◆ PROBLEM
Begin at the first line of the data and copy each line through the one containing "(0,0) rectangle (1906,982);", that line included, with no pictures.

◆ RECORDED INFORMATION
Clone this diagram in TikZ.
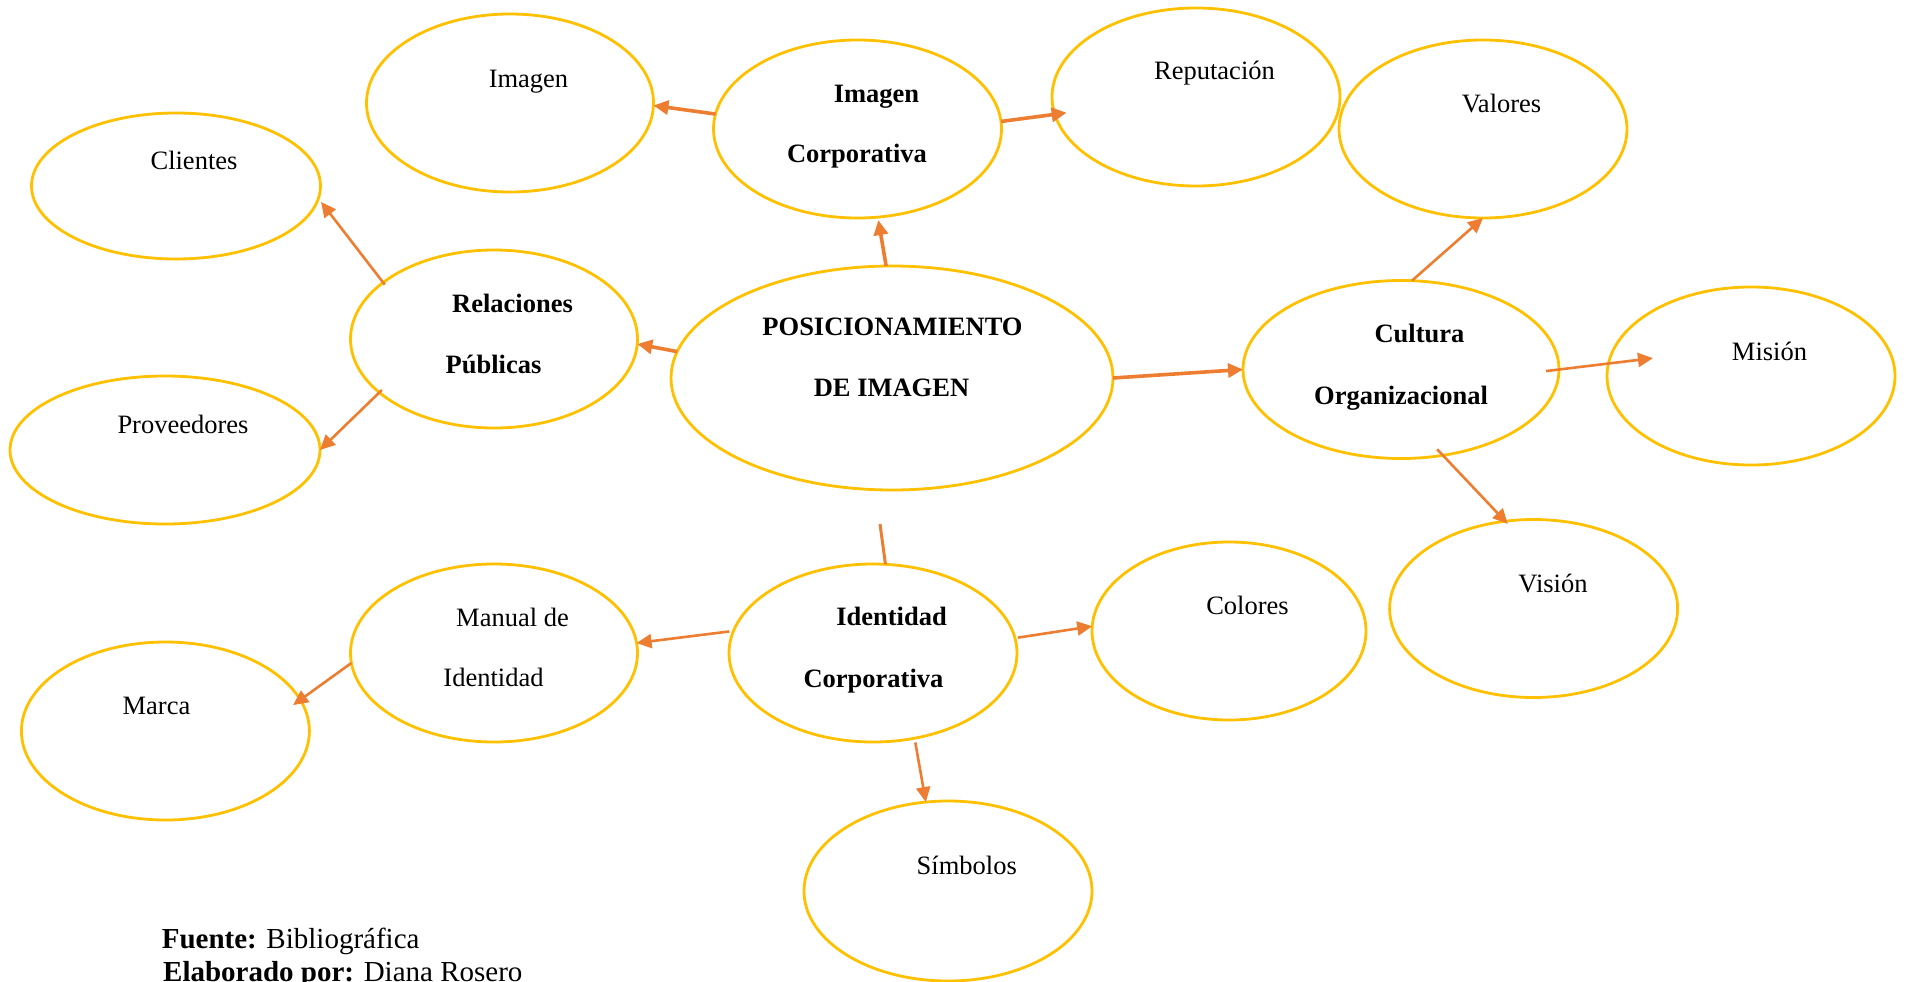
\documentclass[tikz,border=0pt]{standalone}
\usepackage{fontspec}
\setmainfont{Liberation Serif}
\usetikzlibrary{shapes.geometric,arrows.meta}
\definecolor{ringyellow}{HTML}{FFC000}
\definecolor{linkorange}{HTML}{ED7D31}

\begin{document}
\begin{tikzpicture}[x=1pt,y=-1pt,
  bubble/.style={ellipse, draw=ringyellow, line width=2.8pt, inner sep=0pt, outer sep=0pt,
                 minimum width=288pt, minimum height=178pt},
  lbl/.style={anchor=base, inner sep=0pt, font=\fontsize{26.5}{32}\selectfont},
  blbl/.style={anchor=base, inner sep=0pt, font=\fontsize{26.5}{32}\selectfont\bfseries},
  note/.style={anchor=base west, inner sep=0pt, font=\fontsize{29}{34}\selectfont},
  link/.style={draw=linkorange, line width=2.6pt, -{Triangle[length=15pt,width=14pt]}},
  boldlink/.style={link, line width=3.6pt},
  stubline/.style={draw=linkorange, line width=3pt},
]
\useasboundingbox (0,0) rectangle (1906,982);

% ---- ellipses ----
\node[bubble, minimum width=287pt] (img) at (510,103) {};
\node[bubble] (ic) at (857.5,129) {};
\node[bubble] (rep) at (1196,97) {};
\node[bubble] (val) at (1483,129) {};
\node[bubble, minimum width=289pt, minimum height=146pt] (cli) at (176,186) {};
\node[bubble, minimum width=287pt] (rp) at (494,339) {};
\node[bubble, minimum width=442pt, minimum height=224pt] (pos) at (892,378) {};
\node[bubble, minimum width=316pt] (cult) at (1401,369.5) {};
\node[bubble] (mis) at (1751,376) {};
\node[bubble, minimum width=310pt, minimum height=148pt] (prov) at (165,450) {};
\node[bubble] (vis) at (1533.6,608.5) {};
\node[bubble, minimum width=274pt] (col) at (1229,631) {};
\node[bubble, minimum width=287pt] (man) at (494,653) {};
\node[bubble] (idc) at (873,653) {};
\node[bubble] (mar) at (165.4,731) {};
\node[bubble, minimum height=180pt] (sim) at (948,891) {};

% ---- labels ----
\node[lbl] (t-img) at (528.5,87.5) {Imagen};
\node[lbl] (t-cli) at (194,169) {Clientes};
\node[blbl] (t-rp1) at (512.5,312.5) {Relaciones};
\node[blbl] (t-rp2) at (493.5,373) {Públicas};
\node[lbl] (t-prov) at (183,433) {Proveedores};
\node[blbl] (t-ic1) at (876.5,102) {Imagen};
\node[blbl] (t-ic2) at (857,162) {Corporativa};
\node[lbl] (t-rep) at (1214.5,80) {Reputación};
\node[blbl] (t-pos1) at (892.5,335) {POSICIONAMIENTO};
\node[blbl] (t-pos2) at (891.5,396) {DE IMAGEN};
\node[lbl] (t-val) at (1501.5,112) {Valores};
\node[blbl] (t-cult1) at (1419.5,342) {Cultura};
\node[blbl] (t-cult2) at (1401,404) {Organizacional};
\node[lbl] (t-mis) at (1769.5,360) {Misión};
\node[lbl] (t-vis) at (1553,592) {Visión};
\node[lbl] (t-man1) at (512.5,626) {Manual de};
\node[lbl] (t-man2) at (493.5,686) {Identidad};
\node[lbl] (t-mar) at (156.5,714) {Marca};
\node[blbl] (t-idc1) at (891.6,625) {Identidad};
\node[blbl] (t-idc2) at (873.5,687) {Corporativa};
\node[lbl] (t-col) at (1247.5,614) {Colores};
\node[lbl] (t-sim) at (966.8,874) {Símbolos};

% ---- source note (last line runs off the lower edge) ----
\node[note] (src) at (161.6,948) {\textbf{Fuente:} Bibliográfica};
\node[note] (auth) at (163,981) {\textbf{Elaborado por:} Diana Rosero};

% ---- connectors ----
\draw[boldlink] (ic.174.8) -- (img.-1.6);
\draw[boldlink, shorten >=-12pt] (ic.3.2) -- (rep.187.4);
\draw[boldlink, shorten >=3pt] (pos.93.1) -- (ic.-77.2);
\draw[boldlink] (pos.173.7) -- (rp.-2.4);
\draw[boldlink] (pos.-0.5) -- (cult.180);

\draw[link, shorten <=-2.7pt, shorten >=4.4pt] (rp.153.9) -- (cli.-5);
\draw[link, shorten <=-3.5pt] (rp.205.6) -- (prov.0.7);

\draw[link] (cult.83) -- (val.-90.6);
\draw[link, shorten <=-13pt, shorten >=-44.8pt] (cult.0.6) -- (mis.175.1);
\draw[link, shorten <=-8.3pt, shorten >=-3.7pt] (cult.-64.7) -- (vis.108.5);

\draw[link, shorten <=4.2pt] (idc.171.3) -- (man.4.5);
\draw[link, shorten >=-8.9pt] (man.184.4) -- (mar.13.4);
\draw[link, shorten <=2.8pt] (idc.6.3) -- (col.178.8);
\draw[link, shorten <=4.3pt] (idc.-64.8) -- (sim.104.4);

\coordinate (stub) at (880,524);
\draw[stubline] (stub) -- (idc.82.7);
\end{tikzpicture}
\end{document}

◆ FINISHED ANSWER
Clone this diagram in TikZ.
\documentclass[tikz,border=0pt]{standalone}
\usepackage{fontspec}
\setmainfont{Liberation Serif}
\usetikzlibrary{shapes.geometric,arrows.meta}
\definecolor{ringyellow}{HTML}{FFC000}
\definecolor{linkorange}{HTML}{ED7D31}

\begin{document}
\begin{tikzpicture}[x=1pt,y=-1pt,
  bubble/.style={ellipse, draw=ringyellow, line width=2.8pt, inner sep=0pt, outer sep=0pt,
                 minimum width=288pt, minimum height=178pt},
  lbl/.style={anchor=base, inner sep=0pt, font=\fontsize{26.5}{32}\selectfont},
  blbl/.style={anchor=base, inner sep=0pt, font=\fontsize{26.5}{32}\selectfont\bfseries},
  note/.style={anchor=base west, inner sep=0pt, font=\fontsize{29}{34}\selectfont},
  link/.style={draw=linkorange, line width=2.6pt, -{Triangle[length=15pt,width=14pt]}},
  boldlink/.style={link, line width=3.6pt},
  stubline/.style={draw=linkorange, line width=3pt},
]
\useasboundingbox (0,0) rectangle (1906,982);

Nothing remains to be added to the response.